== WHAT YOU ARE ASKED TO DO ==
Keep only those lines of the records that include the string "script".

[Plotting code records]

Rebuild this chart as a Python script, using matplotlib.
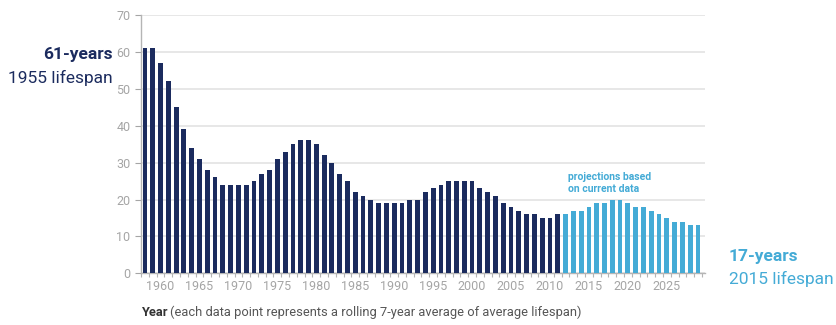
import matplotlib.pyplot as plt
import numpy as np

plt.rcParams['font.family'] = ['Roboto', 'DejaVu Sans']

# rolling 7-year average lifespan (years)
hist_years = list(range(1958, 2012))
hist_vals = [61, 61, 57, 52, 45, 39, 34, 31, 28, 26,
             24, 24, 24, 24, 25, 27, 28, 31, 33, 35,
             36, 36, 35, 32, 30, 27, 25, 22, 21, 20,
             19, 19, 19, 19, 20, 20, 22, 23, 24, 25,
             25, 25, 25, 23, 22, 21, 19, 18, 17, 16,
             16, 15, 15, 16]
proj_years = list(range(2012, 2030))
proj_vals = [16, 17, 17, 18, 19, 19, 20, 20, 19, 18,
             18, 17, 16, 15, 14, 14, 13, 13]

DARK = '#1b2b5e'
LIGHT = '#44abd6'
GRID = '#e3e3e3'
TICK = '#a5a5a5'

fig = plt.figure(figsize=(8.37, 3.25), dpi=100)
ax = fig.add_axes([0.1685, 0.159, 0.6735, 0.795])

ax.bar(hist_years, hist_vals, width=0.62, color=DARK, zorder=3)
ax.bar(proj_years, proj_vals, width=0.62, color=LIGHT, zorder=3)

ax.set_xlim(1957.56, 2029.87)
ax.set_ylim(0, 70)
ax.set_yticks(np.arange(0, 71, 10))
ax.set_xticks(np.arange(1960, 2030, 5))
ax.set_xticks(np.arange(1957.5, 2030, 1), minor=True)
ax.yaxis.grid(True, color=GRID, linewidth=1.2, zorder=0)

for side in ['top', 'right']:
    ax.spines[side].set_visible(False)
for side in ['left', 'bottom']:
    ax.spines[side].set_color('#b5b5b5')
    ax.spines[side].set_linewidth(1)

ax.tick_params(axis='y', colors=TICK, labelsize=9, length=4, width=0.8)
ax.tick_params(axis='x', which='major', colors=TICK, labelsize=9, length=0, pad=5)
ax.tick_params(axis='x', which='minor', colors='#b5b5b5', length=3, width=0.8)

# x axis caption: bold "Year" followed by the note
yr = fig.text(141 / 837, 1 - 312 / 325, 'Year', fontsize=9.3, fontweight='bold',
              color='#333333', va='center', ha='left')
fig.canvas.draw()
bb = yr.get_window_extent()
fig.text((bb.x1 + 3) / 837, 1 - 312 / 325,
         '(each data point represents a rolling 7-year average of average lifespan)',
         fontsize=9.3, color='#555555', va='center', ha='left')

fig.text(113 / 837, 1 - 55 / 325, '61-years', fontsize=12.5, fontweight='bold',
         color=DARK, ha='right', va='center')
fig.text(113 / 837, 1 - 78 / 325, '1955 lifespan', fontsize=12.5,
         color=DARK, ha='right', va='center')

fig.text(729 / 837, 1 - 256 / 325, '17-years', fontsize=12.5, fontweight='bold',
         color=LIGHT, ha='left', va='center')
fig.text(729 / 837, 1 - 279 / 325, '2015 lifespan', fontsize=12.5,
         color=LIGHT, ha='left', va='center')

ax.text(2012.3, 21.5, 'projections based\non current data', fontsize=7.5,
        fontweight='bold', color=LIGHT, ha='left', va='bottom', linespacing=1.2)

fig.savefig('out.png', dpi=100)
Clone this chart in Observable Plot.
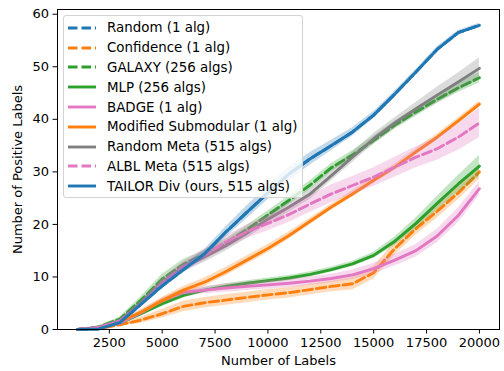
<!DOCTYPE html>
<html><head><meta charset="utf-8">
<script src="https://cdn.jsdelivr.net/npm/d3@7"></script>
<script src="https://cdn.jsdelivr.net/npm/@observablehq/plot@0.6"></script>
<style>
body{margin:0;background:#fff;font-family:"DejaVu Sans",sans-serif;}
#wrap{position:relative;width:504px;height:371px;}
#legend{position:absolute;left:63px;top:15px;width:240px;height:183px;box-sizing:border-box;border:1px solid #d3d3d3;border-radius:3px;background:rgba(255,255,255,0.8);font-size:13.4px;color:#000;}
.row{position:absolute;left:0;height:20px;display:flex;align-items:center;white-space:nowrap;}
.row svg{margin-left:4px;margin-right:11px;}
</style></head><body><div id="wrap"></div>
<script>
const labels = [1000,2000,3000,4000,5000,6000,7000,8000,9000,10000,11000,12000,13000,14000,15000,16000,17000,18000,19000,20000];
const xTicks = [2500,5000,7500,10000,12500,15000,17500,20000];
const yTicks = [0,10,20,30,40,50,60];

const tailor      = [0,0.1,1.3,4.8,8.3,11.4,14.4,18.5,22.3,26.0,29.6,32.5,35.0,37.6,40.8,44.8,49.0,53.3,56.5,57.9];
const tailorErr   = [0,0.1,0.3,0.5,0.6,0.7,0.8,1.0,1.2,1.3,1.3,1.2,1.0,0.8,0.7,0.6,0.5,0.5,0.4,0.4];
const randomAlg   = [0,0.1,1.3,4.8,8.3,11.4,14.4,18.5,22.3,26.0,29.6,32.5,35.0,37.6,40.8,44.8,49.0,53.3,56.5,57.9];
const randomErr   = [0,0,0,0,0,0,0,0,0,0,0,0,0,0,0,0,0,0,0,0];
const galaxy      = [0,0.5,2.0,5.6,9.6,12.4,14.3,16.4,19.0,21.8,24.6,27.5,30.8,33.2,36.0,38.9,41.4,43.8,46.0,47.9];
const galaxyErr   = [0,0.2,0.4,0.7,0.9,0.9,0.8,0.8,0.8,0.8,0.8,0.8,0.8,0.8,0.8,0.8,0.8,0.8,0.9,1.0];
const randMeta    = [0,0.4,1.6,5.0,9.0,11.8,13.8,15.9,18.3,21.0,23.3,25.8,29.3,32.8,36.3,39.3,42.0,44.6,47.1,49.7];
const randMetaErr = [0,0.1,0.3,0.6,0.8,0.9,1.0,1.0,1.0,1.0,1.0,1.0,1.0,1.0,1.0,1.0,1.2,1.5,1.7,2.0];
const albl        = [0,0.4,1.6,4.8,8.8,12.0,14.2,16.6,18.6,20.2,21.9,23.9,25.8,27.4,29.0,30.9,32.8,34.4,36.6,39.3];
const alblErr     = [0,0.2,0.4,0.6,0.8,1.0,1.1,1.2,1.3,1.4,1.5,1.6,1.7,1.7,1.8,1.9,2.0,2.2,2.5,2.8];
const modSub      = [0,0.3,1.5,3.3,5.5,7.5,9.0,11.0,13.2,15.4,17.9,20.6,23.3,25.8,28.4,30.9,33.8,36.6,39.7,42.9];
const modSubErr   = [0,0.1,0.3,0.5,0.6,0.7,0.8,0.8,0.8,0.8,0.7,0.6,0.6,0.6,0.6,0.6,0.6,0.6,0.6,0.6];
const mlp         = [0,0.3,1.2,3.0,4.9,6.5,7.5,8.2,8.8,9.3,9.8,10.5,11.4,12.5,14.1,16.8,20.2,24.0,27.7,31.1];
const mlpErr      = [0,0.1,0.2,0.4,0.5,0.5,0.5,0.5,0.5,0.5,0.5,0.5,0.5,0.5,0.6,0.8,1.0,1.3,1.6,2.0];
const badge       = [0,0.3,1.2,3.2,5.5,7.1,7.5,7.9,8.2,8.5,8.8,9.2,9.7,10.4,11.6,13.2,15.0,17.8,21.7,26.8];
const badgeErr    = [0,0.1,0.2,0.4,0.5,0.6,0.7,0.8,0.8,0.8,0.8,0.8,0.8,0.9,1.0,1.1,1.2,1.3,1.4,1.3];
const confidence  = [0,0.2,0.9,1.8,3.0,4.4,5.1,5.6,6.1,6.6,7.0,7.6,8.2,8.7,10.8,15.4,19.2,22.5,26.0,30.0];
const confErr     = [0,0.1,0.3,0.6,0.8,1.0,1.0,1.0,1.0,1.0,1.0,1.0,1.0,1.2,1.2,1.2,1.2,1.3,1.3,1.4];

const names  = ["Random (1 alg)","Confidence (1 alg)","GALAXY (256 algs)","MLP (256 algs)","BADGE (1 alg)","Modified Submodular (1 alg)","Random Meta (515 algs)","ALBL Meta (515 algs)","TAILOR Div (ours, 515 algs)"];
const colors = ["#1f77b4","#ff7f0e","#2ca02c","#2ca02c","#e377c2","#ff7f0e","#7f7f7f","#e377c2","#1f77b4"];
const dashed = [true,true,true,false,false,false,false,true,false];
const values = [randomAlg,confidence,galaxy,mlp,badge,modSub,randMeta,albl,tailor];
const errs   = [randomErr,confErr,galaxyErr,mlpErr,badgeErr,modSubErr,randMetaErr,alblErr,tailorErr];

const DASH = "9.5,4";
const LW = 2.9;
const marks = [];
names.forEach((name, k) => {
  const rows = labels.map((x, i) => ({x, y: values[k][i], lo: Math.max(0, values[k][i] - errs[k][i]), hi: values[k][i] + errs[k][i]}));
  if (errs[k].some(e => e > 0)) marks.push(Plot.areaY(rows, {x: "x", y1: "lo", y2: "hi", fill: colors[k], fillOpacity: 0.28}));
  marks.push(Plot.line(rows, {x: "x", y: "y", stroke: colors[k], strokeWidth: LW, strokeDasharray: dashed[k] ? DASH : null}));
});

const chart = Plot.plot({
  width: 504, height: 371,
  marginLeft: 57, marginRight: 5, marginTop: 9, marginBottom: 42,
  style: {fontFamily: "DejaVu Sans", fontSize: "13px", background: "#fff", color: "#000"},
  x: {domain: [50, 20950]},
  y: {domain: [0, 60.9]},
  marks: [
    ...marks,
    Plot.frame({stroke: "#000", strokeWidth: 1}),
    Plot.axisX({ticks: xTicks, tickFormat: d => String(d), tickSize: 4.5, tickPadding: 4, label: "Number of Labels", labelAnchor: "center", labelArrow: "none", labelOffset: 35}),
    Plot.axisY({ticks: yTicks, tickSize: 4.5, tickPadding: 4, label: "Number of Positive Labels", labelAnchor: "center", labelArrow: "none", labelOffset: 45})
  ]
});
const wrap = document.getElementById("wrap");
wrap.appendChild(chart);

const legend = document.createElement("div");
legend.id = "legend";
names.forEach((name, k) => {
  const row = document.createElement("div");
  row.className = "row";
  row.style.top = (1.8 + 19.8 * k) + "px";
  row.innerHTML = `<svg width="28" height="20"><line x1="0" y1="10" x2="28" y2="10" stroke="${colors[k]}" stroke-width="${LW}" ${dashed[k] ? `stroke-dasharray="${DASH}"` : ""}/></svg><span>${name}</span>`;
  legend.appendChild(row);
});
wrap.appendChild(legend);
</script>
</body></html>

== TASK RESULT ==
Rebuild this chart as a Python script, using matplotlib.
<script src="https://cdn.jsdelivr.net/npm/d3@7"></script>
<script src="https://cdn.jsdelivr.net/npm/@observablehq/plot@0.6"></script>
<script>
</script>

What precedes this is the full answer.